Smartphones changed how we deal with unexpected app behaviour. With Home button present on almost every smartphone in the early days regular people had a way to get back to familiar territory in an instant, no matter how deep into menus they went or how long a single app was stuck. There was no restart required, no Safe Mode, no data lost. And most of the time Home button was physical so whatever happened with the phone’s software, the button was there and couldn’t ever be taken away. That single button was probably responsible with making more people comfortable with using a computer than all of the Safe Modes of the past 20 years combined. It’s a kind of a safety net that few people admit they need, but almost everyone finds it useful to have.

Moving away from a physical Home button is no small change. Of course today is not 2010 anymore and people are quite used to Android and iOS, and with training wheels coming off buttons done in software are becoming the norm. Personally, something with software buttons such as those on LG phones never felt quite… right? Comfortable? Satisfying? Anyway, on Samsung Galaxy S8 all buttons are virtual, and pressing any of them makes the whole phone vibrate. While this is not a first time that a virtual button is used in Android phones, Samsung has so far stuck to a physical Home button because they understand what it means. This time around, quite literally, there is no place like Home.

Competiton is facing a similar dillema: new Home button on iPhone 7 is not a regular button, but also technically not a virtual one either. It may look like a regular Home button and occupies space where one was present in every iPhone so far, but it does not move or sound like one when the phone is off.
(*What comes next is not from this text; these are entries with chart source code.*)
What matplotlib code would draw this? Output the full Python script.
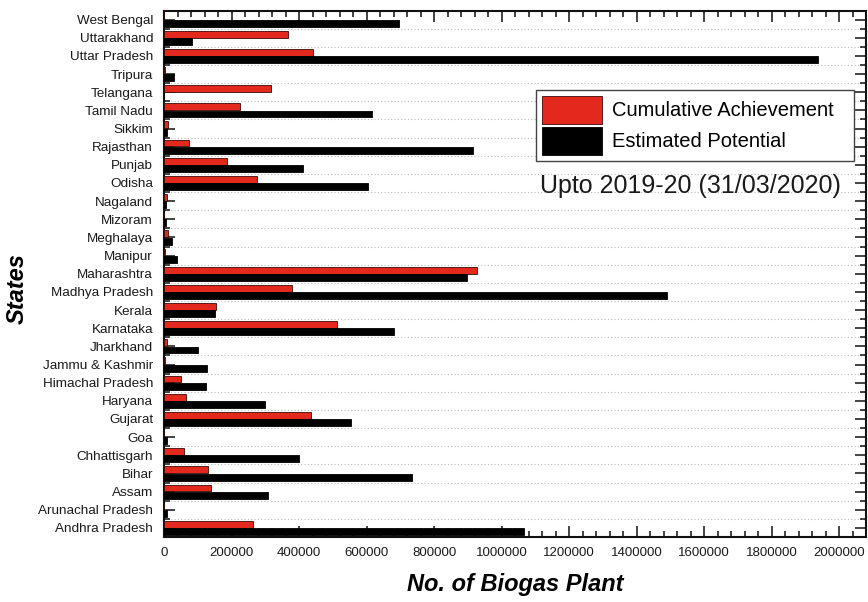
import numpy as np
import matplotlib
matplotlib.use("Agg")
import matplotlib.pyplot as plt
from matplotlib.ticker import MultipleLocator, FixedLocator

# states listed bottom to top
states = ["Andhra Pradesh", "Arunachal Pradesh", "Assam", "Bihar", "Chhattisgarh",
          "Goa", "Gujarat", "Haryana", "Himachal Pradesh", "Jammu & Kashmir",
          "Jharkhand", "Karnataka", "Kerala", "Madhya Pradesh", "Maharashtra",
          "Manipur", "Meghalaya", "Mizoram", "Nagaland", "Odisha", "Punjab",
          "Rajasthan", "Sikkim", "Tamil Nadu", "Telangana", "Tripura",
          "Uttar Pradesh", "Uttarakhand", "West Bengal"]

achievement = [262000, 0, 139000, 130000, 60000,
               0, 435000, 64000, 49000, 2000,
               8000, 511000, 155000, 378000, 926000,
               1000, 11000, 0, 9000, 274000, 186000,
               73500, 11000, 225000, 318000, 3000,
               442000, 368000, 0]

potential = [1065000, 7500, 307000, 733000, 400000,
             8000, 554000, 300000, 125000, 128000,
             100000, 680000, 150000, 1491000, 897000,
             38000, 24000, 5000, 6700, 605000, 411600,
             915000, 7300, 615000, 0, 28500,
             1938000, 83000, 695000]

plt.rcParams["font.family"] = ["Liberation Sans", "DejaVu Sans"]

fig = plt.figure(figsize=(8.68, 6.02), dpi=100)
ax = fig.add_axes([164.2 / 868, 1 - 537 / 602, (866 - 164.2) / 868, (537 - 10.5) / 602])

y = np.arange(len(states))
h = 0.38
ax.barh(y + 0.2, achievement, height=h, color="#e3291d", edgecolor="#3a0a05",
        linewidth=0.6, label="Cumulative Achievement", zorder=3)
ax.barh(y - 0.2, potential, height=h, color="black", edgecolor="black",
        linewidth=0.6, label="Estimated Potential", zorder=3)

ax.set_xlim(0, 2080000)
ax.set_ylim(-0.5, len(states) - 0.5)

ax.set_yticks(y)
ax.set_yticklabels(states, fontsize=9.7, color="#1a1a1a")
ax.yaxis.set_minor_locator(FixedLocator(y[:-1] + 0.5))
ax.xaxis.set_major_locator(MultipleLocator(200000))
ax.xaxis.set_minor_locator(MultipleLocator(40000))
ax.ticklabel_format(axis="x", style="plain")

ax.tick_params(which="both", direction="in", top=True, right=True, width=1.1,
               color="#111111")
ax.tick_params(which="major", length=8)
ax.tick_params(which="minor", length=4)
ax.tick_params(axis="x", pad=7, labelsize=9.5, labelcolor="#1a1a1a")
ax.tick_params(axis="y", pad=8)

for s in ax.spines.values():
    s.set_linewidth(1.5)
    s.set_color("#111111")

ax.set_axisbelow(True)
ax.grid(axis="y", which="minor", color="#bdbdbd", linestyle=(0, (1, 2)), linewidth=0.8)

ax.set_xlabel("No. of Biogas Plant", fontsize=17, fontweight="bold", style="italic",
              labelpad=10)
ax.set_ylabel("States", fontsize=17, fontweight="bold", style="italic")
ax.yaxis.set_label_coords(-0.193, 0.471)

# legend box stretched over a fixed span of the axes
leg = ax.legend(loc="upper left", bbox_to_anchor=(0.5298, 0.849 - 0.135, 0.4531, 0.135),
                mode="expand", fontsize=14.5,
                handlelength=3.0, handleheight=1.75, labelspacing=0.14,
                handletextpad=0.45, borderpad=0.3, borderaxespad=0,
                fancybox=False, framealpha=1)
leg.get_frame().set_edgecolor("#444444")
leg.get_frame().set_linewidth(1.0)

ax.text(0.5355, 0.667, "Upto 2019-20 (31/03/2020)", transform=ax.transAxes,
        fontsize=18, va="center", ha="left", color="#1a1a1a")

fig.savefig("out.png", dpi=100)
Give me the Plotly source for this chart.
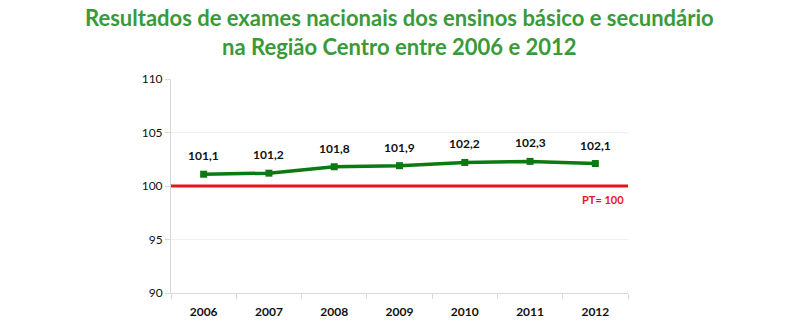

It can’t be really pushed; only a part of the phone vibrates in a way that makes it sort of feel like a push. But interestingly enough it also does not feel like a regular vibration engine. It gives the sensation like the bottom portion of the phone is clicking. That is enough to provide us with a couple of hints about the future:

a) Button can be replaced with something more than a button, i.e. any arbitrary area on screen can act both as a “Home button” and other key functions.

b) “It gives the sensation like the bottom portion of the phone is clicking.” Meaning Apple didn’t make the whole phone feel that way, and when technology is refined enough it will be possible to make any part of the phone feel like clicking. It will be possible to have buttons nowhere and anywhere.

This is what makes the difference between Samsung and Apple approaches most evident. There are a lot of nuances when it comes to making a phone that looks like a huge screen and nothing more; it’s not only about making a huge screen but a lot depends on making it feel right too. Samsung first makes huge display cover almost all of the phone, and then at some point will care about virtual buttons and haptic feedback that feels like Home. Apple is first getting the virtual buttons and haptics to behave exactly as they want them, and will most likely follow up with edge to edge screen.

Chances are that both approaches will result in bezel-free phone in 2017. Both worked so far. “Fill the blanks” captures the headlines and looks innovative because it’s first and it’s impossible to miss; Galaxy S8 pair of phones looks striking in any picture or video. iPhone’s haptic feedback doesn’t translate into photos or videos, but it also doesn’t seem all that great in person at first. It takes some time getting used to. That’s why Galaxy S8 reviews will say that iPhone 7 looks years old compared to Galaxy S8, but there’s a lot more going on under the surface.